**DATA BLOCK**
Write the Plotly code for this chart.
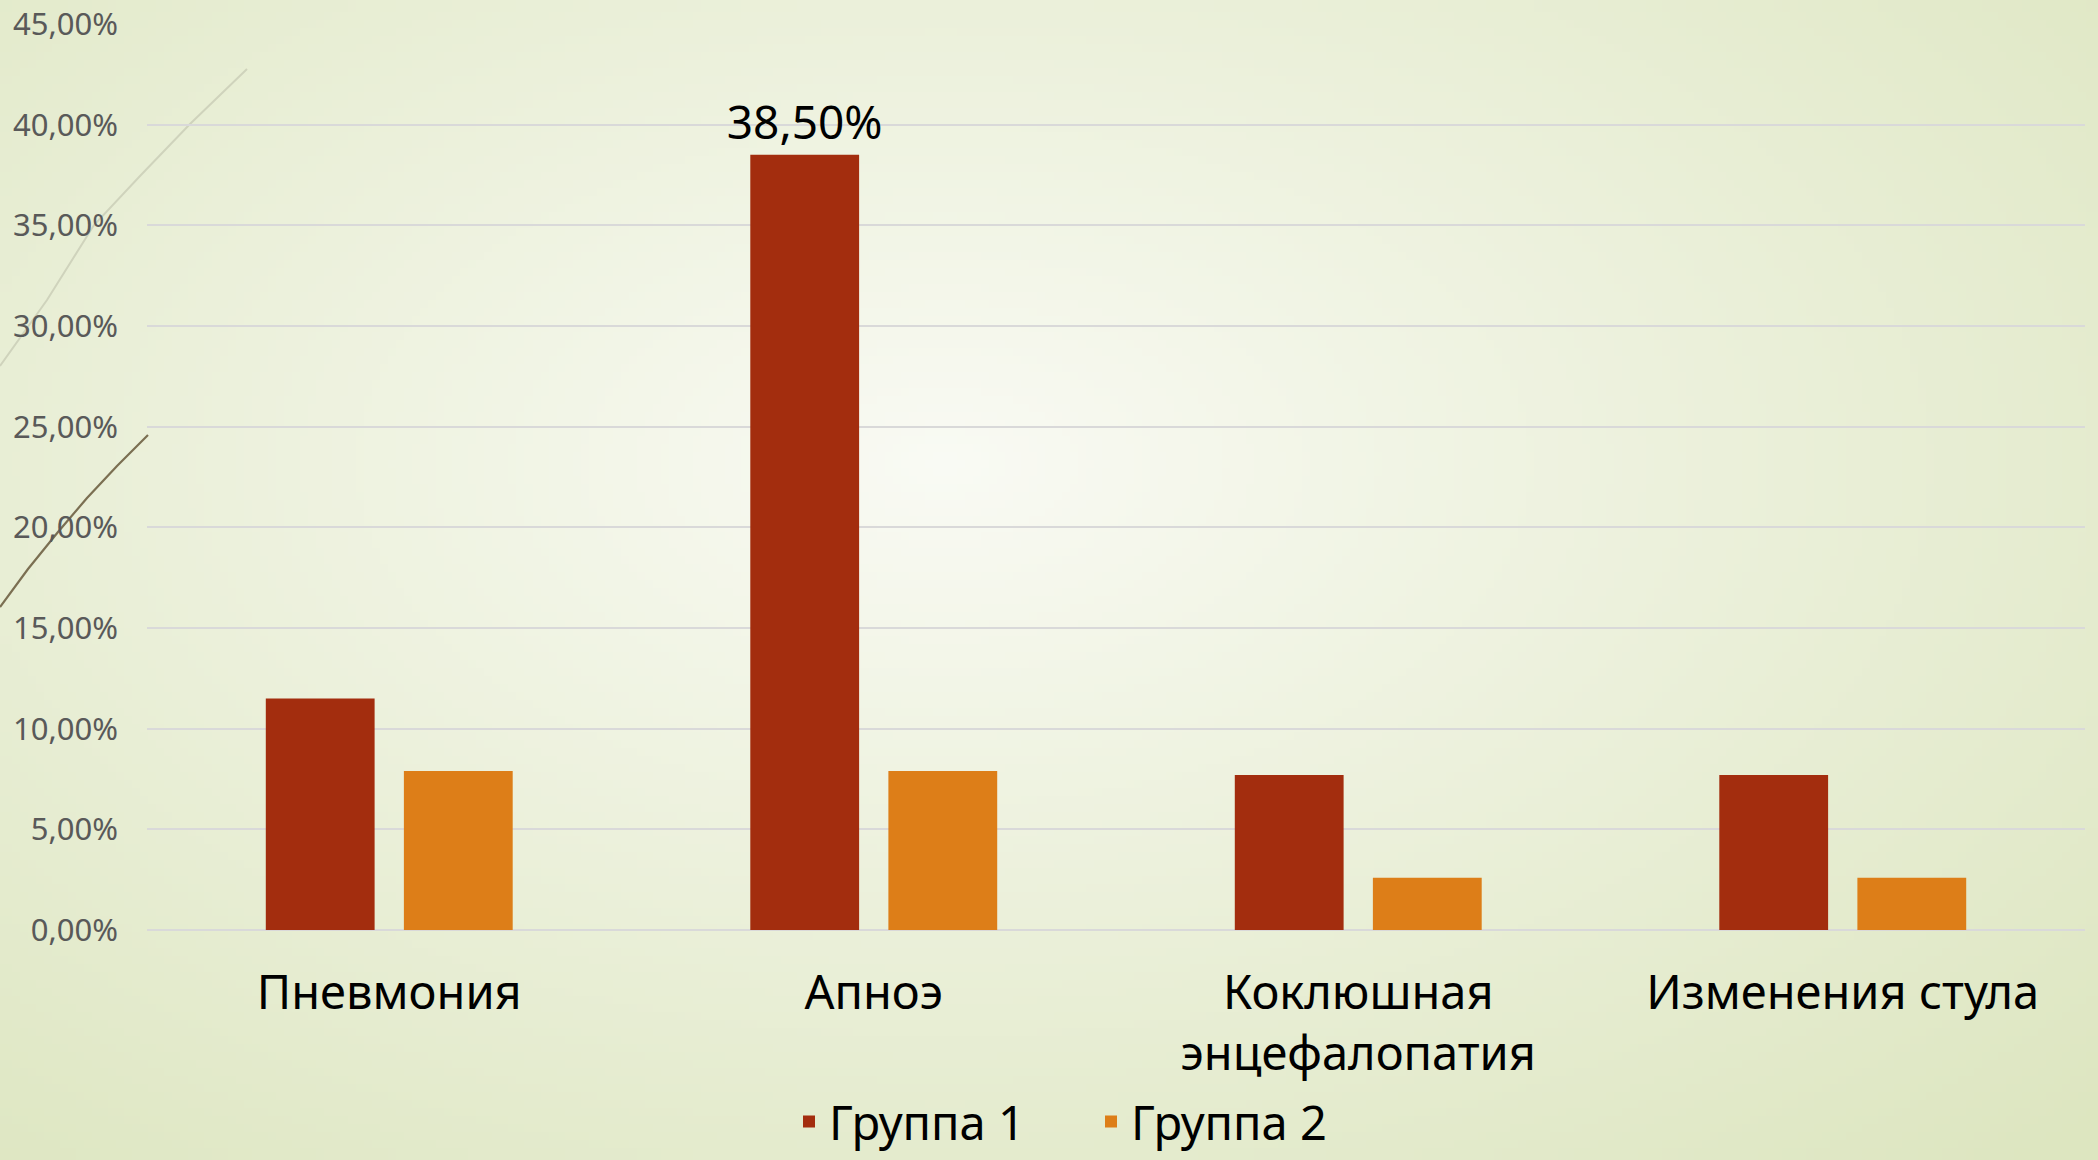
import base64
import struct
import zlib

import numpy as np
import plotly.graph_objects as go

# ---------------- data ----------------
categories = ["Пневмония", "Апноэ", "Коклюшная<br>энцефалопатия", "Изменения стула"]
group1_name = "Группа 1"
group2_name = "Группа 2"
group1 = [0.115, 0.385, 0.077, 0.077]
group2 = [0.079, 0.079, 0.026, 0.026]
label_flags = [False, True, False, False]   # which Group 1 bars carry a value label
y_ticks = [0, 0.05, 0.10, 0.15, 0.20, 0.25, 0.30, 0.35, 0.40, 0.45]

# ---------------- page geometry ----------------
W, H = 2098, 1160
L, R, T, B = 147, 13, 24, 230
PW, PH = W - L - R, H - T - B

RED = "#a32d0e"
ORANGE = "#dd7e18"
FONT = "Noto Sans"


# ---------------- radial background (style only) ----------------
def make_bg_png(w=262, h=145):
    xs = (np.arange(w) + 0.5) / w
    ys = (np.arange(h) + 0.5) / h
    X, Y = np.meshgrid(xs, ys)
    cx, cy = 0.45, 0.40
    d = np.sqrt(((X - cx) * 1.0) ** 2 + ((Y - cy) * 0.95) ** 2) / 0.78
    t = np.clip(d, 0, 1) ** 0.95
    c0 = np.array([250, 251, 245], dtype=float)
    c1 = np.array([221, 230, 192], dtype=float)
    img = c0[None, None, :] + (c1 - c0)[None, None, :] * t[..., None]
    img = np.clip(img, 0, 255).astype(np.uint8)
    raw = b"".join(b"\x00" + img[j].tobytes() for j in range(h))

    def chunk(tag, data):
        c = struct.pack(">I", len(data)) + tag + data
        return c + struct.pack(">I", zlib.crc32(tag + data) & 0xFFFFFFFF)

    png = b"\x89PNG\r\n\x1a\n"
    png += chunk(b"IHDR", struct.pack(">IIBBBBB", w, h, 8, 2, 0, 0, 0))
    png += chunk(b"IDAT", zlib.compress(raw, 9))
    png += chunk(b"IEND", b"")
    return "data:image/png;base64," + base64.b64encode(png).decode()


def px(xpix):
    return (xpix - L) / PW


def py(ypix):
    return (H - B - ypix) / PH


fig = go.Figure()
fig.add_trace(go.Bar(
    name=group1_name, x=categories, y=group1,
    marker=dict(color=RED, line=dict(width=0)),
    texttemplate="%{y:.2%}",
    textposition=["outside" if f else "none" for f in label_flags],
    textfont=dict(family=FONT, size=46, color="#000000"),
    constraintext="none",
    cliponaxis=False,
))
fig.add_trace(go.Bar(
    name=group2_name, x=categories, y=group2,
    marker=dict(color=ORANGE, line=dict(width=0)),
    textposition="none",
))

# decorative strokes on the left edge (page ornament)
light_pts = [(247, 69), (190, 124), (140, 176), (94, 225), (47, 300), (0, 366)]
dark_pts = [(148, 435), (117, 466), (87, 498), (58, 532), (28, 569), (0, 607)]


def path(pts):
    s = "M %f,%f" % (px(pts[0][0]), py(pts[0][1]))
    for x, y in pts[1:]:
        s += " L %f,%f" % (px(x), py(y))
    return s


shapes = [
    dict(type="path", xref="paper", yref="paper", path=path(light_pts),
         line=dict(color="#cfd3bc", width=2), layer="below"),
    dict(type="path", xref="paper", yref="paper", path=path(dark_pts),
         line=dict(color="#7b6f52", width=2.2), layer="below"),
]

fig.update_layout(
    width=W, height=H,
    margin=dict(l=L, r=R, t=T, b=B, pad=0, autoexpand=False),
    paper_bgcolor="#eef2e0",
    plot_bgcolor="rgba(0,0,0,0)",
    separators=", ",
    barmode="group",
    bargap=0.43,
    bargroupgap=0.212,
    font=dict(family=FONT, color="#000000"),
    showlegend=True,
    legend=dict(
        orientation="h", xref="paper", yref="container",
        x=px(789), xanchor="left", y=(H - 1122) / H, yanchor="middle",
        font=dict(family=FONT, size=47, color="#000000"),
        bgcolor="rgba(0,0,0,0)",
        entrywidth=257, entrywidthmode="pixels",
        itemclick=False, itemdoubleclick=False,
    ),
    xaxis=dict(
        showgrid=False, showline=False, zeroline=False, ticks="",
        tickfont=dict(family=FONT, size=47, color="#000000"),
        ticklabelstandoff=31, automargin=False,
    ),
    yaxis=dict(
        range=[0, 0.45], tickvals=y_ticks, tickformat=".2%",
        showgrid=True, gridcolor="#d9d9d9", gridwidth=2,
        zeroline=True, zerolinecolor="#d9d9d9", zerolinewidth=2,
        showline=False, ticks="",
        tickfont=dict(family=FONT, size=31, color="#595959"),
        ticklabelstandoff=28, automargin=False,
    ),
    images=[dict(
        source=make_bg_png(), xref="paper", yref="paper",
        x=px(0), y=py(0), sizex=W / PW, sizey=H / PH,
        xanchor="left", yanchor="top", sizing="stretch", layer="below",
    )],
    shapes=shapes,
)

fig.write_html(
    "out.html",
    config={"displayModeBar": False},
    post_script="document.body.style.margin='0';document.body.style.overflow='hidden';",
)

**WHAT THE TASK ASKS**
Reproduce the material in full, word for word, and omit the pictures.

**FINISHED EXERCISE**
Write the Plotly code for this chart.
import base64
import struct
import zlib

import numpy as np
import plotly.graph_objects as go

# ---------------- data ----------------
categories = ["Пневмония", "Апноэ", "Коклюшная<br>энцефалопатия", "Изменения стула"]
group1_name = "Группа 1"
group2_name = "Группа 2"
group1 = [0.115, 0.385, 0.077, 0.077]
group2 = [0.079, 0.079, 0.026, 0.026]
label_flags = [False, True, False, False]   # which Group 1 bars carry a value label
y_ticks = [0, 0.05, 0.10, 0.15, 0.20, 0.25, 0.30, 0.35, 0.40, 0.45]

# ---------------- page geometry ----------------
W, H = 2098, 1160
L, R, T, B = 147, 13, 24, 230
PW, PH = W - L - R, H - T - B

RED = "#a32d0e"
ORANGE = "#dd7e18"
FONT = "Noto Sans"


# ---------------- radial background (style only) ----------------
def make_bg_png(w=262, h=145):
    xs = (np.arange(w) + 0.5) / w
    ys = (np.arange(h) + 0.5) / h
    X, Y = np.meshgrid(xs, ys)
    cx, cy = 0.45, 0.40
    d = np.sqrt(((X - cx) * 1.0) ** 2 + ((Y - cy) * 0.95) ** 2) / 0.78
    t = np.clip(d, 0, 1) ** 0.95
    c0 = np.array([250, 251, 245], dtype=float)
    c1 = np.array([221, 230, 192], dtype=float)
    img = c0[None, None, :] + (c1 - c0)[None, None, :] * t[..., None]
    img = np.clip(img, 0, 255).astype(np.uint8)
    raw = b"".join(b"\x00" + img[j].tobytes() for j in range(h))

    def chunk(tag, data):
        c = struct.pack(">I", len(data)) + tag + data
        return c + struct.pack(">I", zlib.crc32(tag + data) & 0xFFFFFFFF)

    png = b"\x89PNG\r\n\x1a\n"
    png += chunk(b"IHDR", struct.pack(">IIBBBBB", w, h, 8, 2, 0, 0, 0))
    png += chunk(b"IDAT", zlib.compress(raw, 9))
    png += chunk(b"IEND", b"")
    return "data:image/png;base64," + base64.b64encode(png).decode()


def px(xpix):
    return (xpix - L) / PW


def py(ypix):
    return (H - B - ypix) / PH


fig = go.Figure()
fig.add_trace(go.Bar(
    name=group1_name, x=categories, y=group1,
    marker=dict(color=RED, line=dict(width=0)),
    texttemplate="%{y:.2%}",
    textposition=["outside" if f else "none" for f in label_flags],
    textfont=dict(family=FONT, size=46, color="#000000"),
    constraintext="none",
    cliponaxis=False,
))
fig.add_trace(go.Bar(
    name=group2_name, x=categories, y=group2,
    marker=dict(color=ORANGE, line=dict(width=0)),
    textposition="none",
))

# decorative strokes on the left edge (page ornament)
light_pts = [(247, 69), (190, 124), (140, 176), (94, 225), (47, 300), (0, 366)]
dark_pts = [(148, 435), (117, 466), (87, 498), (58, 532), (28, 569), (0, 607)]


def path(pts):
    s = "M %f,%f" % (px(pts[0][0]), py(pts[0][1]))
    for x, y in pts[1:]:
        s += " L %f,%f" % (px(x), py(y))
    return s


shapes = [
    dict(type="path", xref="paper", yref="paper", path=path(light_pts),
         line=dict(color="#cfd3bc", width=2), layer="below"),
    dict(type="path", xref="paper", yref="paper", path=path(dark_pts),
         line=dict(color="#7b6f52", width=2.2), layer="below"),
]

fig.update_layout(
    width=W, height=H,
    margin=dict(l=L, r=R, t=T, b=B, pad=0, autoexpand=False),
    paper_bgcolor="#eef2e0",
    plot_bgcolor="rgba(0,0,0,0)",
    separators=", ",
    barmode="group",
    bargap=0.43,
    bargroupgap=0.212,
    font=dict(family=FONT, color="#000000"),
    showlegend=True,
    legend=dict(
        orientation="h", xref="paper", yref="container",
        x=px(789), xanchor="left", y=(H - 1122) / H, yanchor="middle",
        font=dict(family=FONT, size=47, color="#000000"),
        bgcolor="rgba(0,0,0,0)",
        entrywidth=257, entrywidthmode="pixels",
        itemclick=False, itemdoubleclick=False,
    ),
    xaxis=dict(
        showgrid=False, showline=False, zeroline=False, ticks="",
        tickfont=dict(family=FONT, size=47, color="#000000"),
        ticklabelstandoff=31, automargin=False,
    ),
    yaxis=dict(
        range=[0, 0.45], tickvals=y_ticks, tickformat=".2%",
        showgrid=True, gridcolor="#d9d9d9", gridwidth=2,
        zeroline=True, zerolinecolor="#d9d9d9", zerolinewidth=2,
        showline=False, ticks="",
        tickfont=dict(family=FONT, size=31, color="#595959"),
        ticklabelstandoff=28, automargin=False,
    ),
    images=[dict(
        source=make_bg_png(), xref="paper", yref="paper",
        x=px(0), y=py(0), sizex=W / PW, sizey=H / PH,
        xanchor="left", yanchor="top", sizing="stretch", layer="below",
    )],
    shapes=shapes,
)

fig.write_html(
    "out.html",
    config={"displayModeBar": False},
    post_script="document.body.style.margin='0';document.body.style.overflow='hidden';",
)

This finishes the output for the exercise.